A few weeks ago, I wrote about my epic ordeal canceling Sprint service and moving to Cingular (because of reception in a new house):
But then they told me my account had a $160.00 charge. For what, I asked? Wait for it…
“An early cancellation fee.”
Yeah, right. I knew I didn’t have a contract, and I had negotiated out of an early cancellation fee a long time ago. Cellphone companies make a lot of money from trying these shady moves, hoping customers will get frustrated, give up, and just pay.
As soon as I read these notes out loud, I witnessed a miraculous change in her ability to waive the fee. Within 2 minutes, my account was cleared and I was off the phone. Amazing!!!!! Thank you madam!!!
See the full article: Sprint tries to rip Ramit off? Oh my.
But here’s the clincher: Although I thought I was done dealing with them–and they told me they wouldn’t charge me–they did it anyway.
By this point, I was so fed up that I called in the big guns.
Many people don’t know that your credit card offers you excellent consumer protection. This is one of the reasons I encourage everyone to make major purchases on their credit card (not cash or debit).
I called my credit card and told them I wanted to dispute a charge. They said, “Sure, what’s your address and what’s the amount?” When I told them, they instantly gave me a temporary credit for the amount, and told me to mail in a form with my complaint.
I did so, including my notes and everything. 2 weeks later, the complaint was totally resolved–in my favor. In other words, that temporary credit became permanent, and I didn’t have to pay. Sprint had to eat the cost. And rightfully so, those jackasses.
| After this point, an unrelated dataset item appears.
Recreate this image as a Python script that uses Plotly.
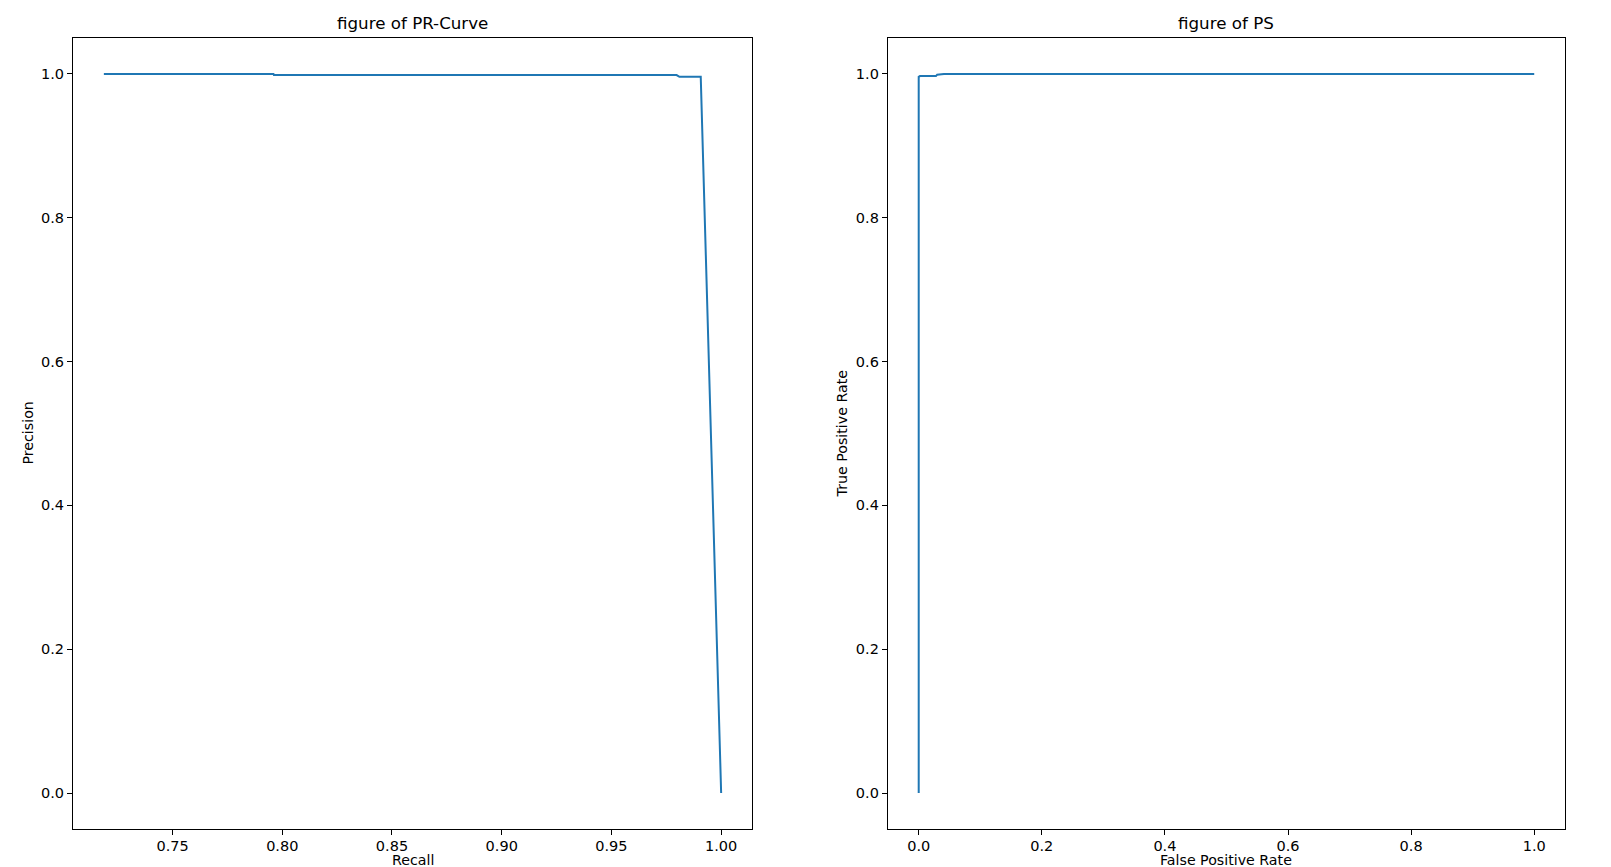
import plotly.graph_objects as go
from plotly.subplots import make_subplots

# PR curve data
recall = [0.7187, 0.7960, 0.7962, 0.9797, 0.9810, 0.9907, 1.0]
precision = [1.0, 1.0, 0.9985, 0.9985, 0.9960, 0.9960, 0.0]

# ROC ("PS") curve data
fpr = [0.0, 0.0, 0.002, 0.028, 0.030, 0.041, 1.0]
tpr = [0.0, 0.996, 0.997, 0.997, 0.999, 1.0, 1.0]

titles = ["figure of PR-Curve", "figure of PS"]
x_titles = ["Recall", "False Positive Rate"]
y_titles = ["Precision", "True Positive Rate"]

W, H = 1611, 867
ML, MR, MT, MB = 73, 46, 38, 38
FONT = "DejaVu Sans"
BLUE = "#1f77b4"

fig = make_subplots(rows=1, cols=2)
fig.add_trace(go.Scatter(x=recall, y=precision, mode="lines",
                         line=dict(color=BLUE, width=2)), row=1, col=1)
fig.add_trace(go.Scatter(x=fpr, y=tpr, mode="lines",
                         line=dict(color=BLUE, width=2)), row=1, col=2)

def rng(vals):
    lo, hi = min(vals), max(vals)
    m = (hi - lo) * 0.05
    return [lo - m, hi + m]

axis_common = dict(showline=True, linecolor="black", linewidth=1.2, mirror=True,
                   ticks="outside", ticklen=5, tickwidth=1, tickcolor="black",
                   showgrid=False, zeroline=False, automargin=False,
                   tickfont=dict(family=FONT, size=14.5, color="black"))

fig.update_xaxes(**axis_common, ticklabelstandoff=-2)
fig.update_yaxes(**axis_common)
fig.update_xaxes(range=rng(recall), tickvals=[0.75, 0.80, 0.85, 0.90, 0.95, 1.00],
                 ticktext=["0.75", "0.80", "0.85", "0.90", "0.95", "1.00"], row=1, col=1)
fig.update_xaxes(range=rng(fpr), tickvals=[0, 0.2, 0.4, 0.6, 0.8, 1.0],
                 ticktext=["0.0", "0.2", "0.4", "0.6", "0.8", "1.0"], row=1, col=2)
yticks = [0, 0.2, 0.4, 0.6, 0.8, 1.0]
ytext = ["0.0", "0.2", "0.4", "0.6", "0.8", "1.0"]
fig.update_yaxes(range=rng(precision), tickvals=yticks, ticktext=ytext, row=1, col=1)
fig.update_yaxes(range=rng(tpr), tickvals=yticks, ticktext=ytext, row=1, col=2)

doms = [(0, 0.4551), (0.5462, 1.0)]
fig.update_layout(xaxis=dict(domain=list(doms[0])), xaxis2=dict(domain=list(doms[1])))

ann = []
for i, (a, b) in enumerate(doms):
    c = (a + b) / 2
    ann.append(dict(text=titles[i], x=c, y=1, xref="paper", yref="paper",
                    xanchor="center", yanchor="bottom", yshift=3, showarrow=False,
                    font=dict(family=FONT, size=16.7, color="black")))
    ann.append(dict(text=x_titles[i], x=c, y=0, xref="paper", yref="paper",
                    xanchor="center", yanchor="bottom", yshift=-41, showarrow=False,
                    font=dict(family=FONT, size=14.2, color="black")))
    ann.append(dict(text=y_titles[i], x=a, y=0.5, xref="paper", yref="paper",
                    xanchor="right", yanchor="middle", xshift=-36, textangle=-90,
                    showarrow=False, font=dict(family=FONT, size=14.2, color="black")))

fig.update_layout(width=W, height=H, margin=dict(l=ML, r=MR, t=MT, b=MB),
                  plot_bgcolor="white", paper_bgcolor="white", showlegend=False,
                  annotations=ann, font=dict(family=FONT))

fig.write_html("out.html", config={"displayModeBar": False},
               post_script="document.body.style.margin='0';document.body.style.overflow='hidden';")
What happens in disputes like this is that the credit card will go fight the merchant for you (it works with all major credit cards). This is the 1st or 2nd time I’ve ever had to do this, so I recommend waiting for something major. But in the case of Sprint, which had consistently lied, I was tired of it and decided to let the credit card company handle it. Keep this in mind for future purchases.